Further, RBI’s deputy governor announced that the central bank was in discussion with the government to revamp inflation-indexed bonds to attract more retail investors. The bonds, introduced in June last year by the central bank, aimed at giving returns that exceed the rate of inflation to ensure that rising prices don't eat into the value of investor savings, failed to garner required interest from investors, which failed to understand its complex structure. He, further underscored that RBI was in process for improvising the features of these bonds for attracting more retail investors.

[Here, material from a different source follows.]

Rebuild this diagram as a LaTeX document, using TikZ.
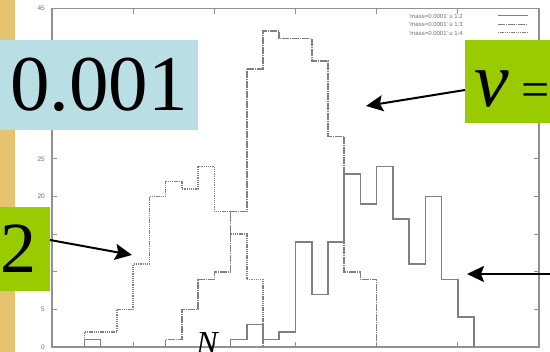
\documentclass[tikz,border=0pt]{standalone}
\usepackage{fontspec}
\setmainfont{Liberation Serif}
\newfontfamily\plotfont{Liberation Sans}
\usetikzlibrary{arrows.meta}
\definecolor{stripcol}{RGB}{229,195,112}
\definecolor{bluebox}{RGB}{185,223,228}
\definecolor{greenbox}{RGB}{153,204,0}
\definecolor{plotgray}{RGB}{128,128,128}
\definecolor{framegray}{RGB}{145,145,145}
\definecolor{labgray}{RGB}{105,108,125}
\begin{document}
\begin{tikzpicture}[x=1pt,y=-1pt,
  hist/.style={draw=plotgray, line width=1.6pt},
  solidh/.style={hist},
  dashh/.style={hist, dash pattern=on 7pt off 1pt on 1pt off 1pt},
  doth/.style={hist, dash pattern=on 1.3pt off 0.9pt},
  frameline/.style={draw=framegray, line width=1.4pt},
  tickline/.style={draw=framegray, line width=1pt},
  ticklab/.style={font=\plotfont\fontsize{6.5}{6.5}\selectfont, text=labgray, anchor=east, inner sep=0pt},
  leglab/.style={font=\plotfont\fontsize{6}{6}\selectfont, text=labgray, anchor=east, inner sep=0pt},
  boxnode/.style={inner sep=0pt, outer sep=0pt, anchor=north west},
  arr/.style={-{Stealth[length=17pt,width=16pt,inset=3pt]}, line width=2pt, black}
]
\useasboundingbox (0,0) rectangle (550,352);
\clip (0,0) rectangle (550,352);
\fill[white] (0,0) rectangle (550,352);
\fill[stripcol] (0,0) rectangle (15,352);
% frame and ticks
\draw[frameline] (52,8.6) rectangle (539,347);
\foreach \v in {0,5,...,45} {
  \draw[tickline] (52,{347-7.52*\v}) -- ++(5,0);
  \draw[tickline] (539,{347-7.52*\v}) -- ++(-5,0);
}
\foreach \v in {0,5,20,25,45} {
  \node[ticklab] at (45,{347-7.52*\v}) {\v};
}
\foreach \i in {1,...,5} {
  \draw[tickline] ({52+81.17*\i},347) -- ++(0,-5);
  \draw[tickline] ({52+81.17*\i},8.6) -- ++(0,5);
}
% histograms
\draw[dashh] ({52+16.233*7},347) \foreach \v [count=\i from 8] in {1,5,9,10,18,37,42,41,41,38,28,10,9} { |- ({52+16.233*\i},{347-7.52*\v}) } -- ({52+16.233*20},347);
\draw[doth] ({52+16.233*2},347) \foreach \v [count=\i from 3] in {2,2,5,11,20,22,21,24,18,15,9} { |- ({52+16.233*\i},{347-7.52*\v}) } -- ({52+16.233*13},347);
\draw[solidh] ({52+16.233*2},347) |- ({52+16.233*3},{347-7.52}) -- ({52+16.233*3},347);
\draw[solidh] ({52+16.233*11},347) \foreach \v [count=\i from 12] in {1,3,1,2,14,7,14,23,19,24,17,11,20,9,4} { |- ({52+16.233*\i},{347-7.52*\v}) } -- ({52+16.233*26},347);
% legend
\node[leglab] (leg1) at (463,16) {'mass=0.0001' u 1:2};
\node[leglab] (leg2) at (463,24.5) {'mass=0.0001' u 1:3};
\node[leglab] (leg3) at (463,33) {'mass=0.0001' u 1:4};
\draw[solidh, line width=1pt] (498,16) -- (528,16);
\draw[dashh, line width=1pt] (498,24.5) -- (528,24.5);
\draw[doth, line width=1pt] (498,33) -- (528,33);
% boxes
\node[boxnode, fill=bluebox, minimum width=198pt, minimum height=90pt, font=\fontsize{79}{79}\selectfont] (mu) at (0,40) {0.001};
\node[boxnode, fill=greenbox, minimum width=50pt, minimum height=84pt, text width=48pt, align=left, inner xsep=1pt, font=\fontsize{72}{72}\selectfont] (two) at (0,207) {2};
\node[boxnode, fill=greenbox, minimum width=100pt, minimum height=83pt] (nu) at (465,40) {};
\node[anchor=base west, inner sep=0pt] (nulab) at (474,107) {{\fontsize{78}{78}\selectfont\itshape ν}{\fontsize{50}{50}\selectfont\ =}};
% arrows
\coordinate (tipA) at (132,255);
\coordinate (tipB) at (366,106);
\coordinate (rstart) at (560,274);
\coordinate (tipC) at (467,274);
\draw[arr] ([yshift=9pt]two.east) -- (tipA);
\draw[arr] ([yshift=-8.5pt]nu.west) -- (tipB);
\draw[arr] (rstart) -- (tipC);
% axis label
\node[anchor=base, inner sep=0pt, font=\fontsize{32}{32}\selectfont\itshape] (N) at (207,354) {N};
\end{tikzpicture}
\end{document}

The CNX Nifty opened at 7,534.80; about 8 points lower as compared to its previous closing of 7,542.10, and has touched a high and a low of 7,548.60 and 7,490.75 respectively. The index is currently trading at 7,490.85, up by 51.25 points or 0.68%. There were 8 stocks advancing against 12 declines on the index.

The top gainers of the Nifty were TCS up by 1.94%, ITC up by 1.38%, Bajaj Auto up by 1.35%, Sun Pharma up by 1.21% and Infosys up by 1.20%. On the flip side, Tata Power down by 4.39%, PNB down by 3.38%, Bank of Baroda down by 2.84%, Coal India down by 2.63% and Indusind Bank down by 2.61% were the major losers on the index.

Asian equity indices were trading mostly in the red; Nikkei 225 tumbled 160.15 points or 1.06% to 14,937.69, Hang Seng slipped by 22.52 points or 0.10% to 23,296.65, KOSPI Index declined 0.57 points or 0.03% to 1,990.28, Jakarta Composite dipped by 13.88 points or 0.28% to 4,912.78, Straits Times declined by 0.19 points or 0.01% to 3,293.06 and FTSE Bursa Malaysia KLCI was down by 3.74 points or 0.20% to 1,873.00.

On the flip side, Shanghai Composite was up by 3.82 points or 0.18% to 2,074.53.